From the website of Hugo Salinas Price:





__





Asociación Cívica Mexicana Pro Plata A.C.






www.plata.com.mx





June 28: Bank for International Settlements Caves In to Russia and China
Monday, 31 May 2021
Hugo Salinas Price

On April 6, 2021, the website "Russia Today" made an announcement: (Putin poised to set out vision for future in dramatic speech, in what allies say will be ‘world’s most important political event’).
*"Putin poised to set out vision for future in dramatic speech, in what allies say will be the 'world's most important political event'"*
However, it turned out that Putin did not set out any vision for the future, in any dramatic speech, and "The world's most important political event" did not take place.
What has been going on?
In my opinion, there is only one explanation for this odd situation: Putin was threatening to restore gold backing for the Russian Ruble and for the Chinese Yuan, and this scared the living daylight out _of the BIS, the Bank for International Settlements of Basel, Switzerland, which caved in to the pressure from Russia and its ally, China._
As a result of Putin's threat, this May the BIS advised that it was implementing new rules to govern international banks, regarding the presentation of amounts of gold which they hold, which are no longer to include "unallocated gold".
It has been the operations with "unallocated gold" i.e. "_mythical _gold" which have allowed the most important banks of Britain and the US to control and suppress a market price for gold. Under the new rules which are to be presented in full on June 28 of this year, the price of gold will no longer be subject to manipulation on the part of the US and the UK, because the most important banks of these countries will no longer be able to count on "unallocated" - i.e. non-existent gold - for their collusion regarding price control of the metal.
Russia and its ally, China, have thus cancelled the power of the US and UK to keep the price of gold in a "deep freeze" for so many years.
Nobody knows how high the price of gold will be after June 28, but the higher it goes, the lower goes the international value of the Dollar, and of other national currencies that are linked to the Dollar, through the concentration of their Reserves in Dollars.
The enormous US imports of Chinese goods will have to fall to a trickle. And that reduction - the result of a return to economic reality - will decimate the standard of living of Americans.
A New Age, imposed by Russia and China, will begin on June 28, 2021, as gold regains its age-old function as MONEY.

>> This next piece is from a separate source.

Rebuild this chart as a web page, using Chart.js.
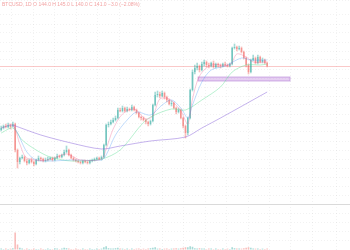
<!DOCTYPE html>
<html>
<head>
<meta charset="utf-8">
<script src="https://cdn.jsdelivr.net/npm/chart.js@4.4.1/dist/chart.umd.min.js"></script>
<style>
  html, body { margin: 0; padding: 0; background: #fff; }
  #wrap { position: relative; width: 350px; height: 250px; overflow: hidden; }
  #legend {
    position: absolute; left: 2px; top: 1px;
    font: 5px "Liberation Sans", Arial, sans-serif;
    color: #f2a3a3; white-space: nowrap;
  }
</style>
</head>
<body>
<div id="wrap">
  <canvas id="priceChart" width="350" height="250"></canvas>
  <div id="legend">BTCUSD, 1D  O 144.0  H 145.0  L 140.0  C 141.0  −3.0 (−2.08%)</div>
</div>
<script>
// candles, one per slot (price units)
const opens = [
    74, 76, 78, 77, 79, 78, 80, 54, 42, 46,
    47, 43, 41, 44, 42, 40, 44, 46, 45, 43,
    44, 45, 46, 44, 46, 48, 47, 49, 52, 54,
    49, 46, 44, 43, 42, 41, 43, 42, 41, 43,
    44, 45, 46, 45, 47, 59, 79, 80, 82, 84,
    86, 94, 93, 96, 93, 95, 94, 97, 94, 91,
    87, 86, 84, 82, 80, 83, 99, 109, 110, 108,
    111, 107, 104, 100, 101, 96, 92, 94, 86, 78,
    71, 86, 114, 132, 136, 138, 134, 140, 142, 139,
    138, 141, 137, 140, 139, 138, 140, 139, 138, 140,
    156, 157, 155, 156, 152, 146, 139, 132, 144, 146,
    141, 147, 142, 144, 141
];
const highs = [
    78, 79, 80, 81, 80, 82, 81, 55, 47, 49,
    48, 45, 45, 46, 43, 45, 48, 47, 46, 46,
    47, 47, 47, 47, 50, 49, 50, 54, 58, 55,
    50, 47, 45, 44, 43, 44, 44, 43, 44, 45,
    46, 47, 47, 48, 60, 80, 82, 84, 86, 88,
    96, 96, 98, 97, 97, 96, 99, 98, 95, 92,
    88, 87, 85, 83, 84, 100, 112, 113, 112, 113,
    112, 108, 105, 103, 102, 97, 96, 95, 87, 79,
    87, 115, 134, 139, 141, 139, 142, 144, 143, 141,
    142, 143, 141, 141, 140, 141, 142, 140, 141, 157,
    160, 158, 158, 157, 153, 147, 140, 145, 149, 147,
    149, 148, 146, 145, 142
];
const lows = [
    73, 75, 76, 76, 75, 77, 52, 36, 40, 45,
    42, 39, 40, 41, 38, 39, 43, 43, 42, 42,
    43, 44, 43, 43, 45, 46, 46, 48, 51, 48,
    45, 43, 42, 41, 40, 40, 41, 40, 40, 42,
    43, 44, 44, 44, 46, 58, 77, 79, 81, 83,
    85, 92, 92, 92, 92, 93, 93, 93, 90, 86,
    84, 83, 80, 78, 79, 82, 98, 107, 106, 107,
    105, 102, 99, 98, 95, 90, 91, 85, 76, 66,
    69, 85, 113, 130, 134, 132, 133, 138, 137, 136,
    137, 136, 136, 137, 136, 137, 138, 137, 137, 139,
    155, 153, 154, 151, 145, 137, 130, 131, 143, 140,
    140, 141, 141, 140, 137
];
const closes = [
    76, 78, 77, 79, 77, 80, 54, 42, 46, 47,
    43, 41, 44, 42, 40, 44, 46, 45, 43, 44,
    45, 46, 44, 46, 48, 47, 49, 52, 54, 49,
    46, 44, 43, 42, 41, 43, 42, 41, 43, 44,
    45, 46, 45, 47, 59, 79, 80, 82, 84, 86,
    94, 93, 96, 93, 95, 94, 97, 94, 91, 87,
    86, 84, 82, 80, 83, 99, 109, 110, 108, 111,
    107, 104, 100, 101, 96, 92, 94, 86, 78, 71,
    86, 114, 132, 136, 138, 134, 140, 142, 139, 138,
    141, 137, 140, 139, 138, 140, 139, 138, 140, 156,
    157, 155, 156, 152, 146, 139, 132, 144, 146, 141,
    147, 142, 144, 141, 138
];
const volumes = [
    3, 2, 3, 2, 3, 4,
    38, 12, 5, 3, 2, 3, 2, 2, 3,
    2, 2, 3, 2, 2, 3, 2, 2,
    4, 3, 2, 3, 5, 4,
    3, 2, 2, 3, 2, 2, 3, 2, 2, 3, 2, 2, 3, 2, 3,
    6, 8, 4, 3, 3, 4, 5,
    3, 3, 2, 3, 2, 3, 2, 3, 3, 2, 3, 2, 3, 4,
    5, 6, 3, 3, 2, 3, 3, 2, 3, 3, 4, 3, 4, 5, 6,
    6, 8, 7, 4, 3, 4, 3, 3, 2, 3, 3, 2, 3, 2, 2, 3, 2, 3, 2,
    6, 4, 3, 3, 3, 4, 5, 6, 5, 3, 3, 3, 2, 3, 2, 3
];

// moving averages, read at a few candle positions
const maPinkAt  = [0, 5, 8, 11, 20, 28, 34, 43, 45, 48, 52, 57, 62, 65, 68, 72, 77, 80, 82, 85, 90, 98, 101, 105, 108, 114];
const maPink    = [76, 79, 60, 46, 44, 50, 44, 45, 55, 75, 90, 95, 85, 88, 105, 105, 93, 80, 105, 128, 139, 139, 150, 147, 142, 142];
const maBlueAt  = [0, 5, 11, 15, 21, 30, 43, 45, 49, 54, 58, 64, 69, 73, 77, 80, 82, 86, 90, 96, 103, 107, 114];
const maBlue    = [76, 78, 52, 44, 43, 44, 44, 49, 69, 84, 92, 89, 99, 104, 96, 86, 99, 122, 134, 138, 146, 144, 144];
const maGreenAt = [0, 5, 9, 15, 21, 30, 43, 51, 60, 64, 73, 79, 86, 94, 99, 105, 111, 114];
const maGreen   = [71, 76, 64, 54, 47, 43, 45, 54, 79, 87, 95, 94, 104, 117, 132, 139, 139, 140];
const maSlowAt  = [5, 17, 30, 43, 51, 64, 79, 86, 94, 114];
const maSlow    = [79, 69, 61, 55, 58, 63, 67, 76, 86, 112];

// horizontal level and support zone
const level = 138.3;
const zone = { from: 84.4, to: 123.8, low: 123, high: 127 };
const slots = 150;

const UP = 'rgba(38, 166, 154, 0.4)';
const DOWN = 'rgba(239, 83, 80, 0.38)';

function points(at, vals) {
    return at.map((x, k) => ({ x: x, y: vals[k] }));
}

function candleColor(ctx) {
    const i = ctx.dataIndex;
    return closes[i] >= opens[i] ? UP : DOWN;
}

const overlays = {
    id: 'overlays',
    beforeDatasetsDraw(chart) {
        const ctx = chart.ctx;
        const xs = chart.scales.x;
        const ys = chart.scales.y;
        const vs = chart.scales.v;
        const area = chart.chartArea;
        ctx.save();
        // level line
        const ly = Math.round(ys.getPixelForValue(level)) + 0.5;
        ctx.strokeStyle = 'rgba(242, 120, 120, 0.4)';
        ctx.lineWidth = 1;
        ctx.beginPath();
        ctx.moveTo(area.left, ly);
        ctx.lineTo(area.right, ly);
        ctx.stroke();
        // zone box
        const x1 = xs.getPixelForValue(zone.from);
        const x2 = xs.getPixelForValue(zone.to);
        const y1 = ys.getPixelForValue(zone.high);
        const y2 = ys.getPixelForValue(zone.low);
        ctx.fillStyle = 'rgba(206, 160, 230, 0.5)';
        ctx.strokeStyle = 'rgba(170, 110, 210, 0.5)';
        ctx.fillRect(x1, y1, x2 - x1, y2 - y1);
        ctx.strokeRect(x1, y1, x2 - x1, y2 - y1);
        // pane separator
        const sy = Math.round(vs.top) + 0.5;
        ctx.strokeStyle = '#dadada';
        ctx.beginPath();
        ctx.moveTo(area.left, sy);
        ctx.lineTo(area.right, sy);
        ctx.stroke();
        ctx.restore();
    }
};

const lineStyle = { type: 'line', yAxisID: 'y', borderWidth: 1, pointRadius: 0, tension: 0.3, fill: false };

new Chart(document.getElementById('priceChart'), {
    type: 'bar',
    data: {
        datasets: [
            Object.assign({}, lineStyle, { data: points(maPinkAt, maPink), borderColor: 'rgba(240, 98, 146, 0.35)', order: 1 }),
            Object.assign({}, lineStyle, { data: points(maBlueAt, maBlue), borderColor: 'rgba(66, 150, 245, 0.33)', order: 2 }),
            Object.assign({}, lineStyle, { data: points(maGreenAt, maGreen), borderColor: 'rgba(80, 220, 140, 0.4)', order: 3 }),
            Object.assign({}, lineStyle, { data: points(maSlowAt, maSlow), borderColor: 'rgba(126, 87, 214, 0.45)', order: 3 }),
            {
                data: closes.map((c, i) => ({ x: i, y: [opens[i], c] })),
                yAxisID: 'y',
                backgroundColor: candleColor,
                grouped: false,
                categoryPercentage: 1,
                barPercentage: 0.7,
                minBarLength: 1,
                order: 4
            },
            {
                data: closes.map((c, i) => ({ x: i, y: [lows[i], highs[i]] })),
                yAxisID: 'y',
                backgroundColor: candleColor,
                grouped: false,
                barThickness: 1,
                order: 5
            },
            {
                data: volumes.map((v, i) => ({ x: i, y: v })),
                yAxisID: 'v',
                backgroundColor: candleColor,
                grouped: false,
                categoryPercentage: 1,
                barPercentage: 0.7,
                order: 6
            }
        ]
    },
    options: {
        responsive: false,
        animation: false,
        layout: { padding: 0 },
        plugins: { legend: { display: false }, tooltip: { enabled: false } },
        scales: {
            x: {
                type: 'linear',
                min: -0.5,
                max: slots - 0.5,
                offset: false,
                ticks: { display: false, stepSize: 9.2 },
                grid: { color: 'rgba(0, 0, 0, 0.05)', drawTicks: false },
                border: { display: false, dash: [1, 2] }
            },
            v: {
                stack: 'pane',
                stackWeight: 46,
                min: 0,
                max: 100,
                ticks: { display: false, stepSize: 20 },
                grid: { color: 'rgba(0, 0, 0, 0.05)', drawTicks: false },
                border: { display: false, dash: [1, 2] }
            },
            y: {
                stack: 'pane',
                stackWeight: 204,
                min: 0,
                max: 204,
                ticks: { display: false, stepSize: 9 },
                grid: { color: 'rgba(0, 0, 0, 0.05)', drawTicks: false },
                border: { display: false, dash: [1, 2] }
            }
        }
    },
    plugins: [overlays]
});
</script>
</body>
</html>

------------------------------------------------------------------------------------------------------------------------------------------------------------------------------
I wonder what will actually happen. If anything. It's hard to go and say that the world as we know it will change forever on June 28th. Knowledgeable people in the silver community are divided about what, if anything, will happen because of this. As always, if you have the extra money, buy silver now while it's still insanely cheap.


----------